## STORED DATA
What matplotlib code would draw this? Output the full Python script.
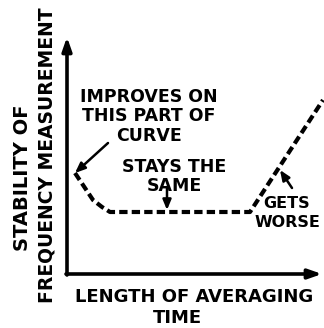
import matplotlib.pyplot as plt

# stability curve, in axis units (origin at the corner of the axes)
avg_time = [8, 18, 26, 35, 43, 183, 256]
stability = [101, 86, 74, 67, 62, 62, 174]

ylabel_lines = ["STABILITY OF", "FREQUENCY MEASUREMENT"]
xlabel_lines = ["LENGTH OF AVERAGING", "TIME"]
note_improves = "IMPROVES ON\nTHIS PART OF\nCURVE"
note_same = "STAYS THE\nSAME"
note_worse = "GETS\nWORSE"

plt.rcParams['font.family'] = ['DejaVu Sans']

fig = plt.figure(figsize=(3.24, 3.28), dpi=100)
ax = fig.add_axes([0, 0, 1, 1])
ax.set_xlim(-67, 257)
ax.set_ylim(-54, 274)
ax.axis('off')

# hand-drawn style axes with arrow heads
axis_arrow = dict(arrowstyle='-|>,head_length=0.8,head_width=0.28', lw=2.6,
                  color='black', shrinkA=0, shrinkB=0)
ax.annotate('', xy=(0, 237), xytext=(0, -1), arrowprops=axis_arrow)
ax.annotate('', xy=(255, 0), xytext=(-1, 0), arrowprops=axis_arrow)

ax.plot(avg_time, stability, color='black', lw=3.0,
        linestyle=(0, (2, 1)), dash_capstyle='butt')

txt = dict(fontweight='bold', ha='center', va='top')
note_arrow = dict(arrowstyle='-|>,head_length=0.6,head_width=0.25', lw=1.8,
                  color='black', shrinkA=0, shrinkB=0)

ax.text(82, 186, note_improves, fontsize=12.5, linespacing=1.1, **txt)
ax.annotate('', xy=(8, 101), xytext=(41, 131), arrowprops=note_arrow)

ax.text(107, 116, note_same, fontsize=12.5, linespacing=1.1, **txt)
ax.annotate('', xy=(100, 64), xytext=(100, 87), arrowprops=note_arrow)

ax.text(220, 78, note_worse, fontsize=11.5, linespacing=1.35, **txt)
ax.annotate('', xy=(213, 104), xytext=(225, 86), arrowprops=note_arrow)

ax.text(127, -14, xlabel_lines[0], fontsize=13, **txt)
ax.text(110, -35, xlabel_lines[1], fontsize=13, **txt)

ax.text(-44, 96, ylabel_lines[0], fontsize=14, fontweight='bold',
        rotation=90, ha='center', va='center')
ax.text(-20, 119, ylabel_lines[1], fontsize=13.5, fontweight='bold',
        rotation=90, ha='center', va='center')

fig.savefig('out.png', dpi=100)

## EXERCISE GOAL
Identify every line above that includes the word "matplotlib", and show those lines.

## TASK ANSWER
What matplotlib code would draw this? Output the full Python script.
import matplotlib.pyplot as plt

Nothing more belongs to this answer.